4 Novembre 2025
/ 4.11.2025

La corsa a ostacoli della green economy europea tra Usa e Cina

L’Europa, per non restare spettatrice, deve difendere la propria capacità industriale e ridurre i divari interni, a partire da quelli energetici

La fotografia della green economy europea è quella di un continente in bilico tra ambizione e incertezza. L’Italia ne incarna bene i contrasti: emissioni che calano troppo lentamente, consumi energetici ancora in aumento, mobilità dominata dall’auto privata, ma anche buone prestazioni nella produzione elettrica da rinnovabili e nell’economia circolare. È il ritratto che emerge dagli Stati Generali della Green Economy 2025, dove la sfida non è solo interna: tra le contraddizioni Usa (da una parte il negazionismo climatico di Trump, dall’altra investimenti green ancora consistenti da parte delle imprese) e la Cina che domina la catena globale delle tecnologie pulite, l’Europa rischia di restare schiacciata nel mezzo.

Il continente che ha inventato la transizione

L’Unione europea è stata la prima potenza economica a costruire un impianto normativo per la neutralità climatica, dal Green Deal al Fit for 55. Ma oggi paga un prezzo: la lentezza burocratica, le divisioni tra Stati membri e la mancanza di un vero mercato unico per le materie prime seconde rallentano la corsa. Mentre gli Stati Uniti attraggono imprese europee con sussidi generosi e semplificazioni dell’Inflation Reduction Act, la Cina ha consolidato una posizione dominante in pannelli solari, batterie e veicoli elettrici. Pechino produce l’80% delle celle fotovoltaiche mondiali e guida l’intera filiera delle terre rare. L’Europa, che ha posto l’ambiente al centro della sua identità politica, rischia di perdere il controllo economico della transizione che ha ispirato.

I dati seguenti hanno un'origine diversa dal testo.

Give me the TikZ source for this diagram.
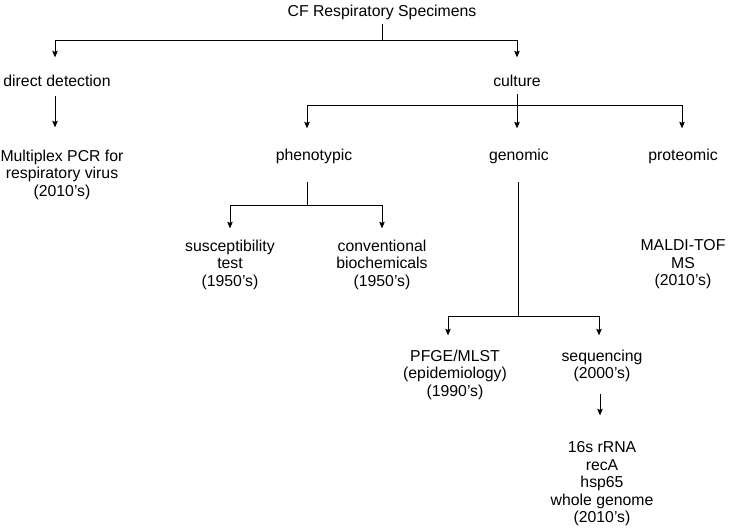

L’Italia nel mosaico europeo

Nel 2024 le rinnovabili in Italia hanno coperto il 49% della produzione elettrica nazionale, in linea con l’obiettivo del 70% al 2030 fissato dal Pniec, ma la dipendenza energetica resta alta e il rallentamento delle nuove installazioni nel 2025 fa suonare un campanello d’allarme. Edo Ronchi, presidente della Fondazione per lo Sviluppo Sostenibile, ha ricordato che “per l’Italia, al centro dell’hot-spot climatico del Mediterraneo, la transizione energetica e climatica è di vitale importanza”. Le città italiane si stanno muovendo — tra progetti Pnrr, mobilità dolce e riforestazione urbana — ma con i fondi europei in esaurimento, nel 2026 il rischio è di interrompere la spinta proprio mentre i dati climatici peggiorano.

L’economia circolare, invece, è la nota più brillante: l’Italia guida i grandi Paesi Ue per produttività delle risorse e riciclo dei materiali, ma il crollo del mercato delle plastiche riciclate mostra che anche le eccellenze possono incepparsi se manca una regia europea.

Tra due modelli opposti

Negli Stati Uniti la strategia verde è ancora trainata dall’intervento pubblico: 370 miliardi di dollari in incentivi diretti alle imprese, che hanno scatenato una corsa agli investimenti e riportato sul suolo americano produzioni strategiche. In Cina, lo Stato controlla e orienta interamente la filiera industriale della transizione. L’Europa invece procede per direttive e regolamenti, ma senza una spinta economica pubblica sufficiente. Gli investimenti restano frammentati e il rischio di delocalizzazione cresce: non a caso, molte aziende europee del fotovoltaico e dell’eolico stanno spostando la produzione oltreoceano.

Serve un cambio di passo, riconosce anche il ministro italiano dell’Ambiente Gilberto PichettoFratin: “L’Italia, con le sue leadership in settori fondamentali come l’economia circolare, ha le carte in regola per essere nel gruppo di testa di un’Europa che guardi alla transizione in modo realistico e pragmatico”. Ma realismo oggi significa anche competere.

La corsa che decide il futuro

La green economy non è più un orizzonte etico: è il terreno della competizione globale. L’Europa, per non restare spettatrice, deve difendere la propria capacità industriale e ridurre i divari interni, a partire da quelli energetici. L’Italia può giocare un ruolo strategico se trasforma le sue buone pratiche — dall’agricoltura biologica al riciclo avanzato — in un vantaggio competitivo condiviso con l’Europa mediterranea.